Ему хотелось понять, как приняла свое новое положение Хэйзел, однако, невзирая на всю близость с Клиффом, он заколебался. Впрочем, Монро-Альфа заговорил об этом сам:
— Знаете, Феликс, меня немного беспокоит Хэйзел.
— Вот как?
— Да. Она давно говорила, что хочет оформить развод, но я как-то не придавал этому значения.
— Почему же? — напрямик спросил Феликс. Монро-Альфа покраснел.
— Ну, Феликс, вы все время меня сбиваете… Во всяком случае, она была очень доброжелательна, когда я рассказал ей о Марион. Она хочет снова вернуться на сцену.
Не без сожаления Гамильтон подумал, что для отставного артиста подобная попытка почти всегда оказывается неудачей. Однако следующие слова Клиффа показали ему, что он поспешил с выводами.
— Это была идея Торгсена…
— Торгсена? Вашего босса?
— Да. Он рассказывал Хэйзел о внешних базах — особенно, конечно, о Плутоне, но, полагаю, и о Марсе тоже, да и обо всех остальных. У них там совсем нет развлечений — если не считать видеозаписей и чтения.
Хотя специально над этой проблемой Гамильтон никогда не задумывался, однако прекрасно представлял себе ситуацию. За исключением туристских городов на Луне ничто не привлекало людей на другие планеты — только работа, исследования и изыскания. Немногие, посвятившие себя этому, мирились с тяготами внеземной жизни и по необходимости влачили монашеское существование. Само собой, Луна являлась исключением из правила; находясь у самого порога Земли, на расстоянии простого прыжка, она была столь же популярна в качестве места для романтических вояжей, как некогда Южный полюс.
— Не знаю, Торгсен ли подсказал или Хэйзел сама додумалась, только она решила собрать труппу и отправиться на гастроли по всем внешним базам.
— Вряд ли это коммерчески осмысленно.
— А этого и не требуется. Торгсен добивается правительственных субсидий. Раз уж космические исследования признаны необходимыми, доказывает он, значит, и моральное состояние персонала является заботой правительства — вопреки традиции, требующей невмешательства государства в дела искусств и развлечений.
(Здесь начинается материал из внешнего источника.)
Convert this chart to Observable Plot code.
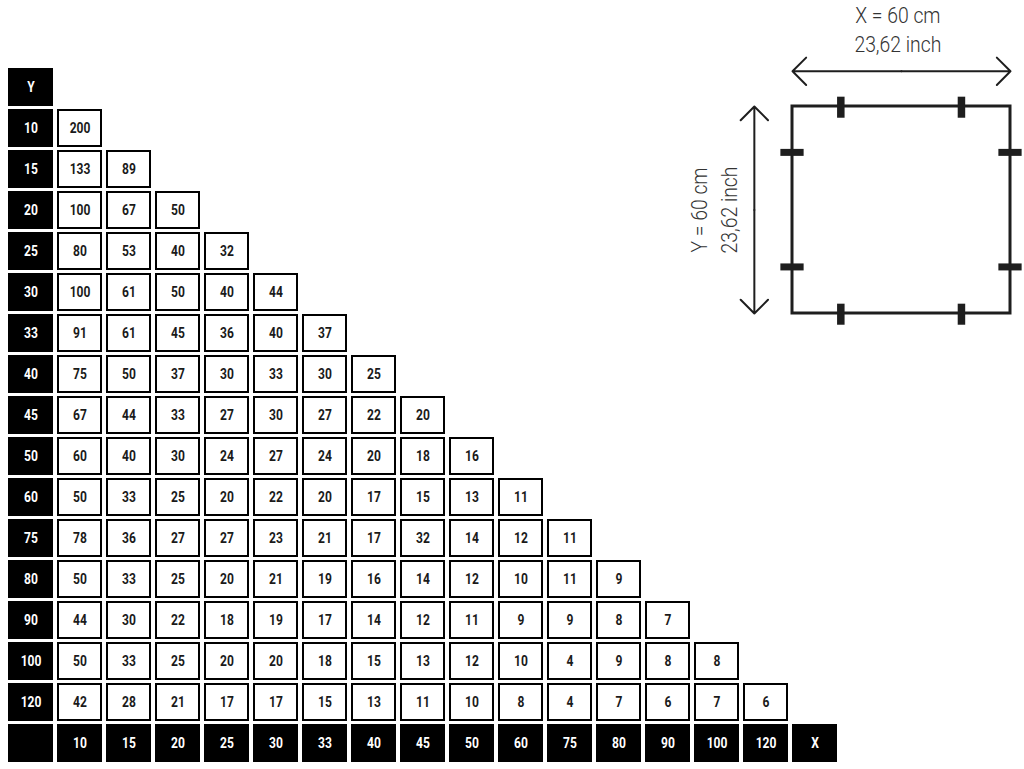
<!DOCTYPE html>
<html>
<head>
<meta charset="utf-8">
<script src="https://cdn.jsdelivr.net/npm/d3@7"></script>
<script src="https://cdn.jsdelivr.net/npm/@observablehq/plot@0.6"></script>
<style>
html, body { margin: 0; padding: 0; background: #fff; }
#wrap { position: relative; width: 1024px; height: 769px; overflow: hidden; }
#wrap svg { position: absolute; left: 0; top: 0; }
</style>
</head>
<body>
<div id="wrap"></div>
<script>
// ---- Data ----
const sizes = ["10", "15", "20", "25", "30", "33", "40", "45", "50", "60", "75", "80", "90", "100", "120"];
const yHeader = "Y";
const xHeader = "X";

const row10  = [200];
const row15  = [133, 89];
const row20  = [100, 67, 50];
const row25  = [80, 53, 40, 32];
const row30  = [100, 61, 50, 40, 44];
const row33  = [91, 61, 45, 36, 40, 37];
const row40  = [75, 50, 37, 30, 33, 30, 25];
const row45  = [67, 44, 33, 27, 30, 27, 22, 20];
const row50  = [60, 40, 30, 24, 27, 24, 20, 18, 16];
const row60  = [50, 33, 25, 20, 22, 20, 17, 15, 13, 11];
const row75  = [78, 36, 27, 27, 23, 21, 17, 32, 14, 12, 11];
const row80  = [50, 33, 25, 20, 21, 19, 16, 14, 12, 10, 11, 9];
const row90  = [44, 30, 22, 18, 19, 17, 14, 12, 11, 9, 9, 8, 7];
const row100 = [50, 33, 25, 20, 20, 18, 15, 13, 12, 10, 4, 9, 8, 8];
const row120 = [42, 28, 21, 17, 17, 15, 13, 11, 10, 8, 4, 7, 6, 7, 6];
const rows = [row10, row15, row20, row25, row30, row33, row40, row45, row50, row60, row75, row80, row90, row100, row120];

// diagram of the panel
const panelWidthCm = 60;
const panelHeightCm = 60;
const panelInch = "23,62";
const fixingsCm = [13.3, 46.5];

// ---- Table build ----
const ROWHDR = "_rowhdr", COLHDR = "_colhdr";
const cells = rows.flatMap((vals, i) => vals.map((v, j) => ({x: sizes[j], y: sizes[i], v: String(v)})));
const headers = [
  {x: ROWHDR, y: yHeader, t: yHeader},
  ...sizes.map(s => ({x: ROWHDR, y: s, t: s})),
  {x: ROWHDR, y: COLHDR, t: ""},
  ...sizes.map(s => ({x: s, y: COLHDR, t: s})),
  {x: xHeader, y: COLHDR, t: xHeader}
];

const cellFont = "'Roboto', 'Liberation Sans', sans-serif";

const table = Plot.plot({
  width: 1024,
  height: 769,
  style: {background: "transparent"},
  x: {type: "band", domain: [ROWHDR, ...sizes, xHeader], range: [3, 843], paddingInner: 0.073, paddingOuter: 0, axis: null},
  y: {type: "band", domain: [yHeader, ...sizes, COLHDR], range: [61.7, 768.5], paddingInner: 0.065, paddingOuter: 0, axis: null},
  marks: [
    Plot.cell(headers, {x: "x", y: "y", fill: "#000"}),
    Plot.text(headers, {x: "x", y: "y", text: "t", fill: "#fff", fontSize: 14, fontWeight: "bold", fontFamily: cellFont, className: "squeeze"}),
    Plot.cell(cells, {x: "x", y: "y", fill: "#fff", stroke: "#000", strokeWidth: 2, inset: 1}),
    Plot.text(cells, {x: "x", y: "y", text: "v", fill: "#1a1a1a", fontSize: 14, fontWeight: "bold", fontFamily: cellFont, className: "squeeze"})
  ]
});

const dark = "#1e1e1e";
const diagFont = "'Roboto', 'Liberation Sans', sans-serif";
const topBottom = fixingsCm.flatMap(p => [{p, s: 0}, {p, s: panelHeightCm}]);
const leftRight = fixingsCm.flatMap(p => [{p, s: 0}, {p, s: panelWidthCm}]);
const arrowY = -10.2, arrowX = -10.5;

const diagram = Plot.plot({
  width: 1024,
  height: 769,
  style: {background: "transparent", overflow: "visible"},
  x: {domain: [0, panelWidthCm], range: [792, 1010], axis: null},
  y: {domain: [0, panelHeightCm], range: [106, 313], axis: null},
  marks: [
    Plot.rect([panelWidthCm], {x1: 0, x2: d => d, y1: 0, y2: panelHeightCm, fill: "none", stroke: dark, strokeWidth: 3}),
    Plot.ruleX(topBottom, {x: "p", y1: d => d.s - 2.7, y2: d => d.s + 3.4, stroke: dark, strokeWidth: 7.5}),
    Plot.ruleY(leftRight, {y: "p", x1: d => d.s - 3.2, x2: d => d.s + 3.2, stroke: dark, strokeWidth: 7}),
    Plot.arrow([0, panelWidthCm], {x1: panelWidthCm / 2, x2: d => d, y1: arrowY, y2: arrowY, stroke: dark, strokeWidth: 2, headAngle: 90, headLength: 14.5}),
    Plot.arrow([0, panelHeightCm], {y1: panelHeightCm / 2, y2: d => d, x1: arrowX, x2: arrowX, stroke: dark, strokeWidth: 2, headAngle: 90, headLength: 14.5}),
    Plot.text([`X = ${panelWidthCm} cm`, `${panelInch} inch`], {x: 29, y: (d, i) => i === 0 ? -26.3 : -17.9, text: d => d, fill: "#333", fontSize: 21.5, fontWeight: 300, fontFamily: diagFont, className: "squeeze-light"}),
    Plot.text([`Y = ${panelHeightCm} cm`, `${panelInch} inch`], {x: (d, i) => i === 0 ? -25.3 : -17.1, y: 30, text: d => d, rotate: -90, fill: "#333", fontSize: 21.5, fontWeight: 300, fontFamily: diagFont, className: "squeeze-light"})
  ]
});

const wrap = document.getElementById("wrap");
wrap.appendChild(table);
wrap.appendChild(diagram);

// condense the type horizontally (the original uses a condensed face)
function squeeze(selector, k) {
  wrap.querySelectorAll(selector).forEach(t => {
    const w = t.getComputedTextLength();
    if (w > 0) {
      t.setAttribute("textLength", (w * k).toFixed(2));
      t.setAttribute("lengthAdjust", "spacingAndGlyphs");
    }
  });
}
squeeze(".squeeze text", 0.86);
squeeze(".squeeze-light text", 0.9);
</script>
</body>
</html>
— Хорошенькое дело! — присвистнул Гамильтон. — Да ведь этот принцип почти столь же незыблем, как гражданские права!
— Да, но это вопрос конституции. А Планировщики — не дураки. Им совсем не обязательно ждать прецедента. Возьмите хоть то, чем мы с вами сейчас занимаемся.
— Да, конечно. Как раз по этому поводу я к вам и заглянул — посмотреть, как далеко вы продвинулись.
В то время, когда происходил этот разговор, Гамильтон потихоньку, на ощупь разбирался в цельной картине Великого Исследования. Каррузерс не дал ему никаких конкретных рекомендаций и предложил первые несколько недель потратить на то, чтобы составить общее мнение о проекте.